One of the most important techniques a drummer must know is how to hold the drumsticks properly. Most drummers fail to realize the importance of drum stick grip; ultimately hindering their learning curve. When you play the drums with the correct stick grip, you will get the maximum bounce and control out of your drumsticks. You will be able to play the drums with much more efficiency and power with the proper grips. The quicker you learn how to hold the drum sticks, the quicker you will learn how to play the drums. If you are practicing the wrong way, it will take you that much longer to increase your skills. So let me explain the correct ways you can hold your drumsticks below. If you would like a video lesson on this concept, feel free to check out Mike Michalkow's lesson on how to hold your drumsticks.
The main type of stick grip is the Matched Grip style. This has become the standard grip for most styles of music. Matched grip is basically having both hands the same when holding the sticks – meaning both left and right hands are matched. There are a few ways to hold the sticks with matched grip, let me explain them.

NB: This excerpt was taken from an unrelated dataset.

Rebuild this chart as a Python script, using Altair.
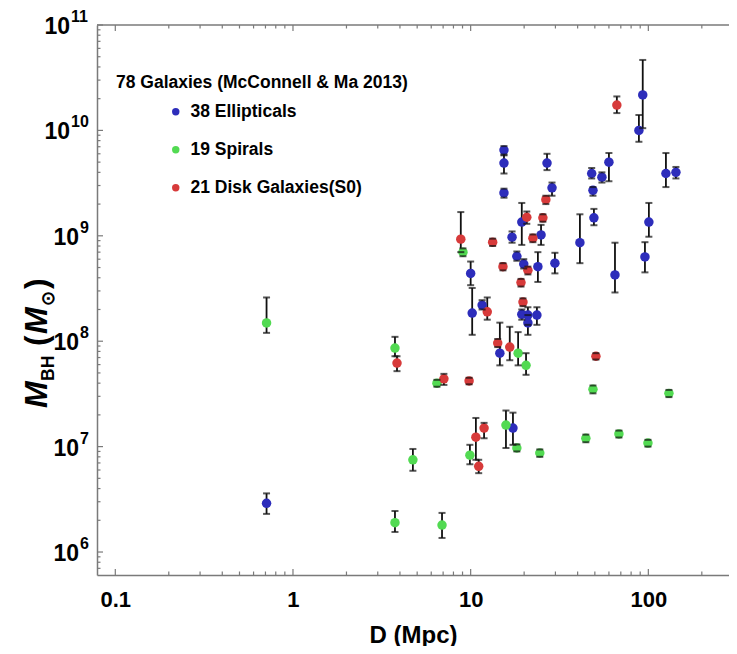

Germanian Grip - The Germanian grip is very common for rock drumming and corps drumming. It involves you holding your stick at the fulcrum point (balance point) with your thumb and index finger, placing your other fingers on the bottom of the stick. What makes this grip different is the angle in which you play your sticks. Place your sticks on the snare drum, and try to make a 90 degree angle with them. When you find this angle, you will notice your elbows may stick out a little, which is normal.
American Grip - The American grip is the same as the Germanian grip; however you are changing the angle ofyour sticks. Instead of having your elbows out and your sticks at a 90 degree angle, relax a little, and let your arms fall. You will notice your sticks come in a little, cutting your angle down to 45 degrees or so. This is the mostcommon style of drumming, mainly because it feels the most comfortable.
French Grip - The French grip is different to both American and Germanian. Let your arms relax even more, and bring your sticks together. You will notice your sticks come together so they are almost parallel. The French grip is unique because the way you are holding your sticks changes from palms down, to palms up. This means you can get a lot more speed by using your fingers. The only down side to this is the lack of power you will get from your strokes.
The other style of stick grip is the traditional grip. This is very common in
jazz drumming and corps drumming. This grip was designed by drummers in army corps who had their snare drum resting on their hips. The angle of their snare drum made it hard for them to play with matched grip. Therefore, they created a new method of holding their hand underneath the stick. This has been more recently been name the traditional grip. To achieve this, you want to hold the stick with your hand upside down, (or palms up). Find the balance point of the stick, and place it in the pocket of your thumb and index finger. Rest the stick on the last two fingers of your hand, (the ring and pinky fingers). Now you just have to simply rest your index and
middle finger on the top of the stick.
Traditional grip is not as popular for rock drumming and other heavy styles of drumming. Because you are playing with your hand underneath the stick, you can’t get as much power out of your strokes. This is why so many drummers use this grip for jazz and other softer styles. The traditional grip must be played correctly or you will end up hurting yourself in the long run. So make sure that if you decide to learn this grip, you learn it the proper way!
No matter what style of drumming you play, it is always good to learn all the stick grips. Learning both matched grip and traditional grip will only further your control and feel for the drum sticks. Once you have these basic grips down, you can start out on learning how to play the drums! Just make sure before you go back to your drum set, make sure you know the correct way to hold your sticks! A great way to practice these different stick grips, is by incorporating them into your drum rudiment practice.